◆ Exercise requirements
Copy exactly, and only, the lines starting at the line with "What seaborn and" and ending at the line with "1.43, 1.34, 1.21]". Leave every picture out of the copy.

◆ Records for this task

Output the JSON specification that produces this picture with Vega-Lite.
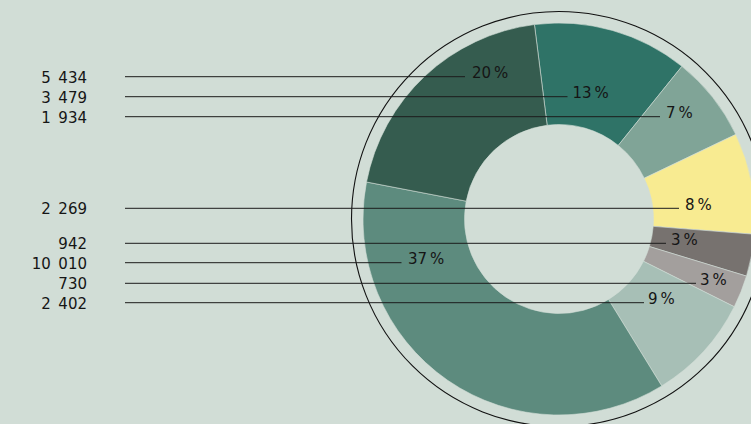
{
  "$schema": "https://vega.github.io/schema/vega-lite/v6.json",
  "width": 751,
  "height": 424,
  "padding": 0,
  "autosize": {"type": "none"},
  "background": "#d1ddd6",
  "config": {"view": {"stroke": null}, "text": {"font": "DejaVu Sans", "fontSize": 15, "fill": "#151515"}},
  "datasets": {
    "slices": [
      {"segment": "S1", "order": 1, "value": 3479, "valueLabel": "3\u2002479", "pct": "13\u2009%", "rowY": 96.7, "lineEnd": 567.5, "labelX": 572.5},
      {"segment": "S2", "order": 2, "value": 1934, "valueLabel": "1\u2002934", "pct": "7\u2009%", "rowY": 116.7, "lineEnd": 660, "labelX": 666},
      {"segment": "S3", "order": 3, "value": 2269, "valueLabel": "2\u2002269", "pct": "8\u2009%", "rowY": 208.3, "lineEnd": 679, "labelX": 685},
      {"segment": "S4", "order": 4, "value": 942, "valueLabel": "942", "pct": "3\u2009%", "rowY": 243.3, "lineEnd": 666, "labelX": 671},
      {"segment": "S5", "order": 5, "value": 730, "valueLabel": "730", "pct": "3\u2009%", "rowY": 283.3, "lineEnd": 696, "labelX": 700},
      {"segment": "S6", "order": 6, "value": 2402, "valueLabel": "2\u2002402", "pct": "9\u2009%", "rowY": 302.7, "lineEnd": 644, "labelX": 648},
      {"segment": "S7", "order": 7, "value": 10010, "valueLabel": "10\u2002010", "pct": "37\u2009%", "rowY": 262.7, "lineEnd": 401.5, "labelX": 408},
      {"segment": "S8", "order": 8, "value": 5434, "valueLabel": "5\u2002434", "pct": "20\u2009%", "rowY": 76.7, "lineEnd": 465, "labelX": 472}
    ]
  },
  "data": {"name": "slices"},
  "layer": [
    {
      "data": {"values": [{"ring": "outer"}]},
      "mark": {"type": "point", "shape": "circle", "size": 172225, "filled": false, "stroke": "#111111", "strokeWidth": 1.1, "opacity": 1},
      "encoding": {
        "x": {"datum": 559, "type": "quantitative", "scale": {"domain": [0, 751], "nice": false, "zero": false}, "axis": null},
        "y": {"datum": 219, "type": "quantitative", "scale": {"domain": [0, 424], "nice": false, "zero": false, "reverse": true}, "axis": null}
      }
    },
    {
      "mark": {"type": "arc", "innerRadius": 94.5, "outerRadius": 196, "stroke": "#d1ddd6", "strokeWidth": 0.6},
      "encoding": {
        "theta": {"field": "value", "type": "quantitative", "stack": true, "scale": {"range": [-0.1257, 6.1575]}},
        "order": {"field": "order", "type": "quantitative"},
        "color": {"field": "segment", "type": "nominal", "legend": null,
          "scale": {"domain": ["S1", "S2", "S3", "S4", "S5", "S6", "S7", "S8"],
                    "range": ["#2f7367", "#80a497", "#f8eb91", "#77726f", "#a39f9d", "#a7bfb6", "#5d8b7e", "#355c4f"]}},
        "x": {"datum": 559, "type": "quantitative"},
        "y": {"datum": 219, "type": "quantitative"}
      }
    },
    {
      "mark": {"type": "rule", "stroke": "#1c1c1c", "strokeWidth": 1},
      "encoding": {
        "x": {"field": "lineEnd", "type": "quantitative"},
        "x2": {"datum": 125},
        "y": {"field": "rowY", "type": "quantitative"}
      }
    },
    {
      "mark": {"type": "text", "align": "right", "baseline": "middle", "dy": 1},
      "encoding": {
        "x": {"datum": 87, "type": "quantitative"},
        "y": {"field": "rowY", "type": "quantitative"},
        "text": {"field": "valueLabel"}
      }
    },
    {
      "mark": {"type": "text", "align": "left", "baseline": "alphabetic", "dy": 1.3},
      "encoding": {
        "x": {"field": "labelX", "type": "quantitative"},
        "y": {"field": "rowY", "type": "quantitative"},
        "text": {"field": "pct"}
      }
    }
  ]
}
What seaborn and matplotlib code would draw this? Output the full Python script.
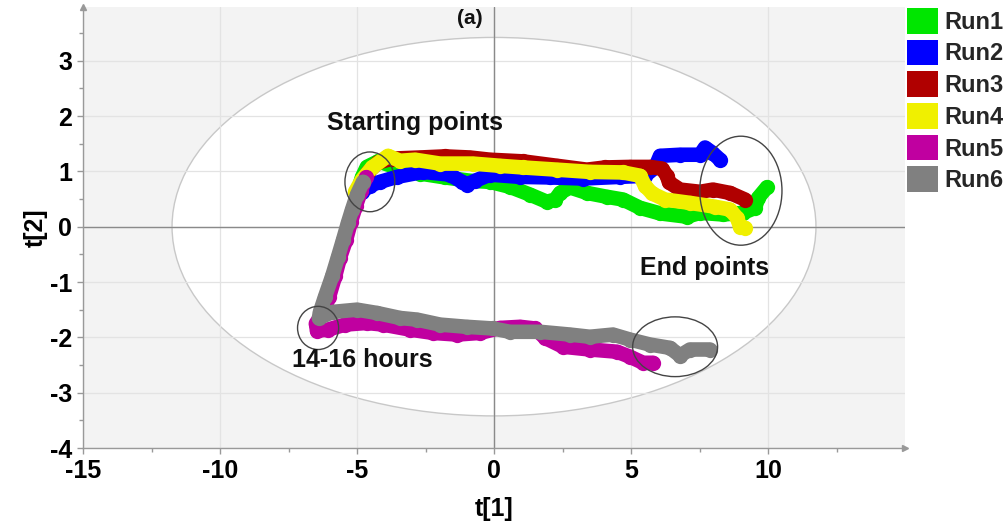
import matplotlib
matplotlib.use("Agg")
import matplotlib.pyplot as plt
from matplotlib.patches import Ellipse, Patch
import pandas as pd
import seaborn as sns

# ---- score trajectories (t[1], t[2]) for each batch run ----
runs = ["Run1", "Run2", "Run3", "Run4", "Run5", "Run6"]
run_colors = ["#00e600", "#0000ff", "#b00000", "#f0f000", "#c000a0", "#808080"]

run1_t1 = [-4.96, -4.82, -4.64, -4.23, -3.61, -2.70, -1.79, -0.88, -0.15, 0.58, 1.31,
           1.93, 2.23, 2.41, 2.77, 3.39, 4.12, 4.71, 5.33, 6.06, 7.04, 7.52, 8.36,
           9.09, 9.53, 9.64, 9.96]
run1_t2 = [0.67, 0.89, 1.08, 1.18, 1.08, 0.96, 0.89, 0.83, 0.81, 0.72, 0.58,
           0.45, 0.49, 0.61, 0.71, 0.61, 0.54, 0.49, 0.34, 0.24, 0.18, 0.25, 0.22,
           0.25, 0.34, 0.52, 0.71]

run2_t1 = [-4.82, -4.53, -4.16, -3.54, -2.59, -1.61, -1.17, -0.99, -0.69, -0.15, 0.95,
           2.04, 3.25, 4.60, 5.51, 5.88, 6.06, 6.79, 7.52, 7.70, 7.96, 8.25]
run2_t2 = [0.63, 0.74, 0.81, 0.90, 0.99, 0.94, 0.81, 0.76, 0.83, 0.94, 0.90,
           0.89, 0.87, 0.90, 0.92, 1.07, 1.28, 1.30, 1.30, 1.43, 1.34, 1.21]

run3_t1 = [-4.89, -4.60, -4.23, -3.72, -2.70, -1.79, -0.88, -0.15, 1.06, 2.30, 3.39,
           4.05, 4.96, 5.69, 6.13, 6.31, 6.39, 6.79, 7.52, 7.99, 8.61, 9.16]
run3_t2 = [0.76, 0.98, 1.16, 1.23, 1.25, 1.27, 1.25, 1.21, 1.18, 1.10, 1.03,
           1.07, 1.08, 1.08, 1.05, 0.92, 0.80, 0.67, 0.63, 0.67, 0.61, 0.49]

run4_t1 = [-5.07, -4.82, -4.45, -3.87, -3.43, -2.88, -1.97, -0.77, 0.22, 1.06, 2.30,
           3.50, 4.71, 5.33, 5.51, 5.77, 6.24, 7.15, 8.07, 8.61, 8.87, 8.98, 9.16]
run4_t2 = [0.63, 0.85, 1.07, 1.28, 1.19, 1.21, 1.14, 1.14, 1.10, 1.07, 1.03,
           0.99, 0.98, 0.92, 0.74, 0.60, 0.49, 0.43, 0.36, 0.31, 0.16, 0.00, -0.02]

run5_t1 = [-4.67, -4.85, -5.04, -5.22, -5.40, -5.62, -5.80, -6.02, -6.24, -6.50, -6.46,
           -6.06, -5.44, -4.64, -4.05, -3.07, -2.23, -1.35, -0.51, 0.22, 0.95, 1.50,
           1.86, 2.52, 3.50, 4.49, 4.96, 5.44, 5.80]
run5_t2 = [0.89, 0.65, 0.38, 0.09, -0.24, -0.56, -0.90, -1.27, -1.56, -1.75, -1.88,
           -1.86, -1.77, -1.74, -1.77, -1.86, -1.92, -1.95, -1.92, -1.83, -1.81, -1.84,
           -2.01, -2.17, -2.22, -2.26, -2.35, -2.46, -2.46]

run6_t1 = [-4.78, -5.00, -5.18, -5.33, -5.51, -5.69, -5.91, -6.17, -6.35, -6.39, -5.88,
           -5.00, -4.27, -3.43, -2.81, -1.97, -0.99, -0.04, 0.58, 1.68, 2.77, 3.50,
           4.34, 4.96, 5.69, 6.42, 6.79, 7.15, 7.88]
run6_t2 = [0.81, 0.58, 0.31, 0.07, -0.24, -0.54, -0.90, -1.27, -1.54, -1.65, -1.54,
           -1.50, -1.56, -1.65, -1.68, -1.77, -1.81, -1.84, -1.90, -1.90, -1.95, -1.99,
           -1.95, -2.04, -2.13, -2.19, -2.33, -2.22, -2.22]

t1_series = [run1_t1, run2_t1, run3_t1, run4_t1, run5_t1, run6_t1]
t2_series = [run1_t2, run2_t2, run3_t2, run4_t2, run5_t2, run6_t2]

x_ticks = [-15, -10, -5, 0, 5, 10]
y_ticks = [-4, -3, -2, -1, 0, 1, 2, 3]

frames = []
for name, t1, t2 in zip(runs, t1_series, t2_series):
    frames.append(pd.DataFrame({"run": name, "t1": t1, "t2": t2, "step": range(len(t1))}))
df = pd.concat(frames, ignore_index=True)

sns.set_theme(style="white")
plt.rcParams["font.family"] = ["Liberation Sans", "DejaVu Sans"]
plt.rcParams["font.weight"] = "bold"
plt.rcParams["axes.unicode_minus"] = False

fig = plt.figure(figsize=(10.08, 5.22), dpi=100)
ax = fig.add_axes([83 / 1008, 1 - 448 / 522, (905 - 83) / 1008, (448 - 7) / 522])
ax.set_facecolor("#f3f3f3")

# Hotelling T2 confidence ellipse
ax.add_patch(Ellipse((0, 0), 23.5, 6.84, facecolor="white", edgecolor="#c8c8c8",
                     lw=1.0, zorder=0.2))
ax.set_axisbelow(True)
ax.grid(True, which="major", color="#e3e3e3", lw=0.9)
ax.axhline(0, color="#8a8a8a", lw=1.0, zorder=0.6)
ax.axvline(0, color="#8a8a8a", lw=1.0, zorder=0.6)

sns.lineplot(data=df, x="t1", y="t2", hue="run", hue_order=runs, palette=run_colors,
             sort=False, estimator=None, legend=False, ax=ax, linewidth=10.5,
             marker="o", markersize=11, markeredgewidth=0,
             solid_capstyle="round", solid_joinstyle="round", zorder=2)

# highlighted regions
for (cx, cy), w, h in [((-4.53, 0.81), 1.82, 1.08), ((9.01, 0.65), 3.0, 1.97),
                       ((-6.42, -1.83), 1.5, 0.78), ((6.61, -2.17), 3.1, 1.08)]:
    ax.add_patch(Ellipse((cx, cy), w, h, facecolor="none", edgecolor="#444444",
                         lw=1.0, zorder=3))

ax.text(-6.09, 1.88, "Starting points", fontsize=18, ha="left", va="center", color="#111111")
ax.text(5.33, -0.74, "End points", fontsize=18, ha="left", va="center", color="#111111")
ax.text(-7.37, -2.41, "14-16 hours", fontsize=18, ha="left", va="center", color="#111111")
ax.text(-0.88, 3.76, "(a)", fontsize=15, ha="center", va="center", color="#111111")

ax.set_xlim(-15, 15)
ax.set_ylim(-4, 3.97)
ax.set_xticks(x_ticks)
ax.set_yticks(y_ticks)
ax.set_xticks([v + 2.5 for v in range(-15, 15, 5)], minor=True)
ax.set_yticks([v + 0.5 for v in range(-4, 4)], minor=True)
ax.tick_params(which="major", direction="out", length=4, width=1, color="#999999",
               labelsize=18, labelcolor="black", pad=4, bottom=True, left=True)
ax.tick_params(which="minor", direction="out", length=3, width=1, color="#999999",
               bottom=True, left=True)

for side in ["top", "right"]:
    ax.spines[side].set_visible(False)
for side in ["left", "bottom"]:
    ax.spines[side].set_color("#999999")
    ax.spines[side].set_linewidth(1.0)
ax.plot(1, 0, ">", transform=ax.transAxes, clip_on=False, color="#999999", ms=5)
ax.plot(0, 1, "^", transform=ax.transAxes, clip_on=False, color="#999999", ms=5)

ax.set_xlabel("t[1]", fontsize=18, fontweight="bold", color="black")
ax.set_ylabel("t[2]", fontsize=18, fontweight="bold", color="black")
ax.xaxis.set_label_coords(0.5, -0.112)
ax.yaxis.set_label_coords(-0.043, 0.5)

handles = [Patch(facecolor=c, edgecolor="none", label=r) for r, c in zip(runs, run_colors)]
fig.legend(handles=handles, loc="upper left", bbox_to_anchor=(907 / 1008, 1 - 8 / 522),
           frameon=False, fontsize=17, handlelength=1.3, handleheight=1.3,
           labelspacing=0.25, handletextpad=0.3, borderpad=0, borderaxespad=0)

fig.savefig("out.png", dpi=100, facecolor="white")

--

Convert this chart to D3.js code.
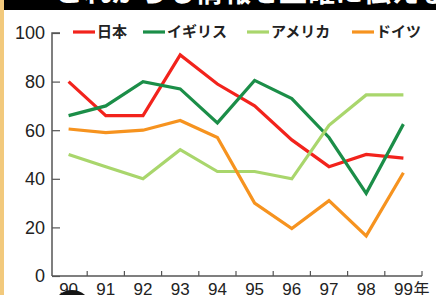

◆ Output below
What seaborn and matplotlib code would draw this? Output the full Python script.
import matplotlib
matplotlib.use("Agg")
import matplotlib.pyplot as plt
from matplotlib.patches import Ellipse, Patch
import pandas as pd
import seaborn as sns

# ---- score trajectories (t[1], t[2]) for each batch run ----
runs = ["Run1", "Run2", "Run3", "Run4", "Run5", "Run6"]
run_colors = ["#00e600", "#0000ff", "#b00000", "#f0f000", "#c000a0", "#808080"]

run1_t1 = [-4.96, -4.82, -4.64, -4.23, -3.61, -2.70, -1.79, -0.88, -0.15, 0.58, 1.31,
           1.93, 2.23, 2.41, 2.77, 3.39, 4.12, 4.71, 5.33, 6.06, 7.04, 7.52, 8.36,
           9.09, 9.53, 9.64, 9.96]
run1_t2 = [0.67, 0.89, 1.08, 1.18, 1.08, 0.96, 0.89, 0.83, 0.81, 0.72, 0.58,
           0.45, 0.49, 0.61, 0.71, 0.61, 0.54, 0.49, 0.34, 0.24, 0.18, 0.25, 0.22,
           0.25, 0.34, 0.52, 0.71]

run2_t1 = [-4.82, -4.53, -4.16, -3.54, -2.59, -1.61, -1.17, -0.99, -0.69, -0.15, 0.95,
           2.04, 3.25, 4.60, 5.51, 5.88, 6.06, 6.79, 7.52, 7.70, 7.96, 8.25]
run2_t2 = [0.63, 0.74, 0.81, 0.90, 0.99, 0.94, 0.81, 0.76, 0.83, 0.94, 0.90,
           0.89, 0.87, 0.90, 0.92, 1.07, 1.28, 1.30, 1.30, 1.43, 1.34, 1.21]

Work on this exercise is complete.